Duró 281 días el gobierno de centroizquierda de Romano Prodi. Frágil en el parlamento, cayó por una emboscada, como ya le sucedió en 1998. Prodi fue incapaz de articular el pacifismo con la alianza con Estados Unidos y la laicidad del Estado con las continuas injerencias del Vaticano.
Gennaro Carotenuto desde Roma
A las 4 de la tarde del miércoles, Romano Prodi entregó su renuncia al presidente Giorgio Napolitano. Apenas una hora y 15 minutos antes su gobierno había obtenido 158 votos en el Senado, dos menos de los necesarios. De la inestable y efímera mayoría –de la que disponía después del muy ajustado triunfo electoral de abril de 2006– se habían abstenido o votado en contra cinco parlamentarios. Dos senadores de la izquierda radical y tres senadores vitalicios que hasta ahora habían garantizado la mayoría al gobierno: el ex presidente Francesco Cossiga, cercano a los servicios del pacto atlántico, Giulio Andreotti, hombre símbolo de medio siglo de vida política y tradicionalmente cercano a las jerarquías vaticanas, y Sergio Pininfarina, empresario y hombre de la Confindustria, la asociación empresarial italiana. Sin embargo, sería superficial buscar en los poderes fuertes, Casa Blanca, Vaticano y empresarios, los verdugos de un gobierno con demasiadas contradicciones en su seno, conformado por una coalición de ex democristianos y ex comunistas, además de todo lo que se podía juntar para echar a Silvio Berlusconi del poder.

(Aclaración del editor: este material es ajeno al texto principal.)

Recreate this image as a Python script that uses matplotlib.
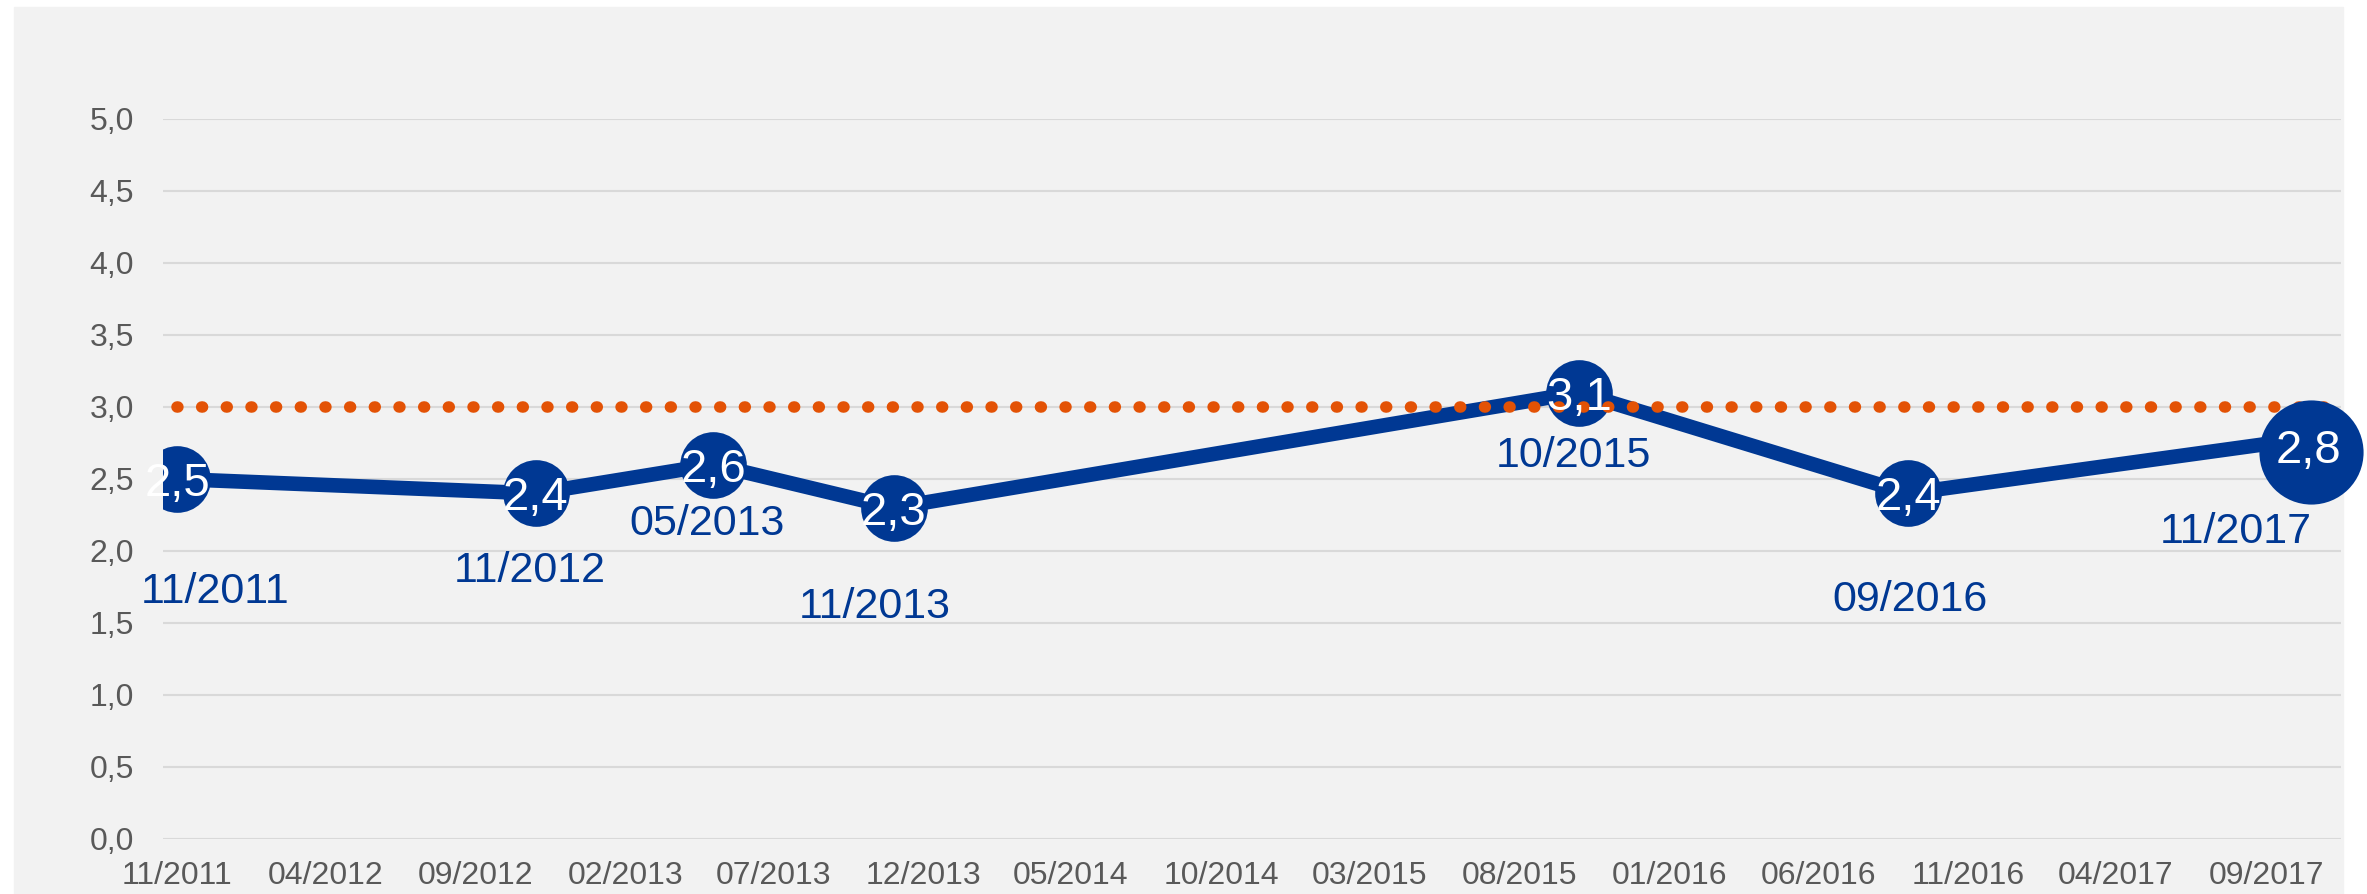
import numpy as np
import pandas as pd
import matplotlib
matplotlib.use('Agg')
import matplotlib.pyplot as plt
import matplotlib.dates as mdates
from matplotlib.patches import Rectangle
from matplotlib.ticker import FixedLocator, FuncFormatter
from matplotlib.transforms import offset_copy

plt.rcParams['font.family'] = ['Liberation Sans', 'DejaVu Sans']

# data
dates = ['2011-11-01', '2012-11-01', '2013-05-01', '2013-11-01',
         '2015-10-01', '2016-09-01', '2017-11-01']
date_labels = ['11/2011', '11/2012', '05/2013', '11/2013',
               '10/2015', '09/2016', '11/2017']
values = [2.5, 2.4, 2.6, 2.3, 3.1, 2.4, 2.8]
target = [3.0, 3.0, 3.0, 3.0, 3.0, 3.0, 3.0]
tick_dates = pd.date_range('2011-11-01', '2017-09-01', freq='5MS')
y_ticks = [0.0, 0.5, 1.0, 1.5, 2.0, 2.5, 3.0, 3.5, 4.0, 4.5, 5.0]

BLUE = '#003893'
ORANGE = '#E35205'
GRID = '#D9D9D9'
TICK = '#595959'

# label offsets in pixels (x, y) relative to each point
date_off = [(38, -124), (-6, -89), (-6, -70), (-19, -110),
            (-5, -74), (2, -118), (-90, -107)]
val_off = [(0, -17)] * 6 + [(-17, -27)]

x = mdates.date2num(pd.to_datetime(dates))

W, H = 2367, 894
fig = plt.figure(figsize=(W / 100, H / 100), dpi=100)
fig.patches.append(Rectangle((14 / W, 0), (2343 - 14) / W, (H - 7) / H,
                             transform=fig.transFigure, color='#F2F2F2', zorder=-10))

ax = fig.add_axes([163 / W, 55 / H, 2178 / W, 720 / H])
ax.set_facecolor('none')
ax.set_ylim(0, 5)
ax.set_xlim(x[0] - 14.3, x[0] + 2207.5)

ax.plot(x, values, color=BLUE, lw=10.5, zorder=2, solid_capstyle='round')
ax.plot(x, target, color=ORANGE, lw=8.3, linestyle=(0, (0.08, 2.06)),
        dash_capstyle='round', zorder=4)

# label bubbles
ax.plot(x[:-1], values[:-1], 'o', ms=48, color=BLUE, mew=0, zorder=3)
big = offset_copy(ax.transData, fig=fig, x=-15, y=-16, units='dots')
ax.plot(x[-1:], values[-1:], 'o', ms=75, color=BLUE, mew=0, transform=big,
        zorder=5, clip_on=False)

for i, v in enumerate(values):
    ax.annotate(f"{v:.1f}".replace('.', ','), (x[i], v), xytext=val_off[i],
                textcoords='offset pixels', ha='center', va='baseline',
                color='white', fontsize=34, zorder=6)
    ax.annotate(date_labels[i], (x[i], v), xytext=date_off[i],
                textcoords='offset pixels', ha='center', va='baseline',
                color=BLUE, fontsize=31, zorder=6)

ax.xaxis.set_major_locator(FixedLocator(mdates.date2num(tick_dates)))
ax.xaxis.set_major_formatter(mdates.DateFormatter('%m/%Y'))
ax.yaxis.set_major_locator(FixedLocator(y_ticks))
ax.yaxis.set_major_formatter(FuncFormatter(lambda v, p: f"{v:.1f}".replace('.', ',')))
ax.tick_params(axis='both', length=0, labelsize=23, colors=TICK)
ax.tick_params(axis='y', pad=21)
ax.tick_params(axis='x', pad=16)
ax.grid(axis='y', color=GRID, lw=1.5, zorder=0)
ax.set_axisbelow(True)
for s in ax.spines.values():
    s.set_visible(False)

fig.savefig('out.png', dpi=100, facecolor='white')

EL PACIFISMO IMPOSIBLE. El sábado 17 unas 150 mil personas desfilaron en la ciudad norteña de Vicenza, muy cerca de Venecia. Eran militantes de la izquierda, no necesariamente radical, católicos, pacifistas. Exigían que el gobierno, que todos habían votado, reconsiderara la decisión de autorizar la construcción de la mayor base militar estadounidense fuera de ese país. Para el ministro de Exteriores, Massimo D’Alema, no conceder millones de metros cuadrados para la enorme base hubiese sido “una afrenta sin sentido” al mayor aliado de Italia. A la vez, se debatía la conveniencia de mantener las tropas en Afganistán. El artículo 11 de la Constitución prohíbe la guerra, y todos los gobiernos de estos años han inventado artificios para hablar de “misiones de paz”. El 55 por ciento de los italianos quiere una retirada inmediata. Sin embargo, en el parlamento es evidente que el país real, y la democracia real, coinciden cada vez menos con la política institucional. Mientras tanto, el cardenal Camillo Ruini, gran elector de Joseph Ratzinger y presidente de la Conferencia Episcopal Italiana, anunciaba un documento para forzar a los diputados católicos a votar contra el proyecto de ley sobre las uniones de hecho: casi un anuncio de excomunión y todo un quiebre en las difíciles relaciones entre las dos orillas del río Tíber.
Para la izquierda de la coalición, integrada por dos partidos comunistas, más los Verdes, que representa a un 12 o 15 por ciento de los italianos, la disciplina parlamentaria es difícil de tragar. Cuando D’Alema pidió sus votos para una “política exterior activa”, a pesar de que los partidos de la izquierda radical apoyaron su moción, dos senadores, inmediatamente expulsados por sus grupos, votaron en contra. Como si fuera una emboscada, desde el centro se les unieron los senadores vitalicios que poco antes habían prometido votar junto al gobierno. Y a Romano Prodi, sin suficientes apoyos, no le quedó otra que dimitir.
Ahora se abre una crisis política oscura. Lo más probable es que Napolitano vuelva a encargar a Prodi que intente ampliar su mayoría incluyendo otro micropartido de centro, liderado por un ex aliado de Berlusconi, Marco Follini. Sus tres senadores garantizarían apenas la línea de flotación para el gobierno. Está claro que sería una solución temporal. El desastroso sistema electoral aprobado por la derecha el año pasado para impedir que Berlusconi perdiera “demasiado”, y definido por ellos mismos como “una porquería”, debe ser modificado. Es significativo que la oposición no se atreva a exigir nuevas elecciones en las cuales probablemente triunfaría, pero con un margen en el senado igualmente inmanejable. En este contexto podrían levantar vuelo soluciones que limiten el poder de los pequeños partidos. Son soluciones indigestas para muchos en los dos bandos, que pasarían por una “gran coalición” a la alemana, donde gobiernan democristianos y socialdemócratas.
En Italia se juntarían los dos mayores partidos de centroizquierda y los dos mayores de centroderecha, desde los ex fascistas a los ex comunistas. No hay soluciones fáciles y la política italiana está otra vez empantanada. Y no por culpa de los pacifistas.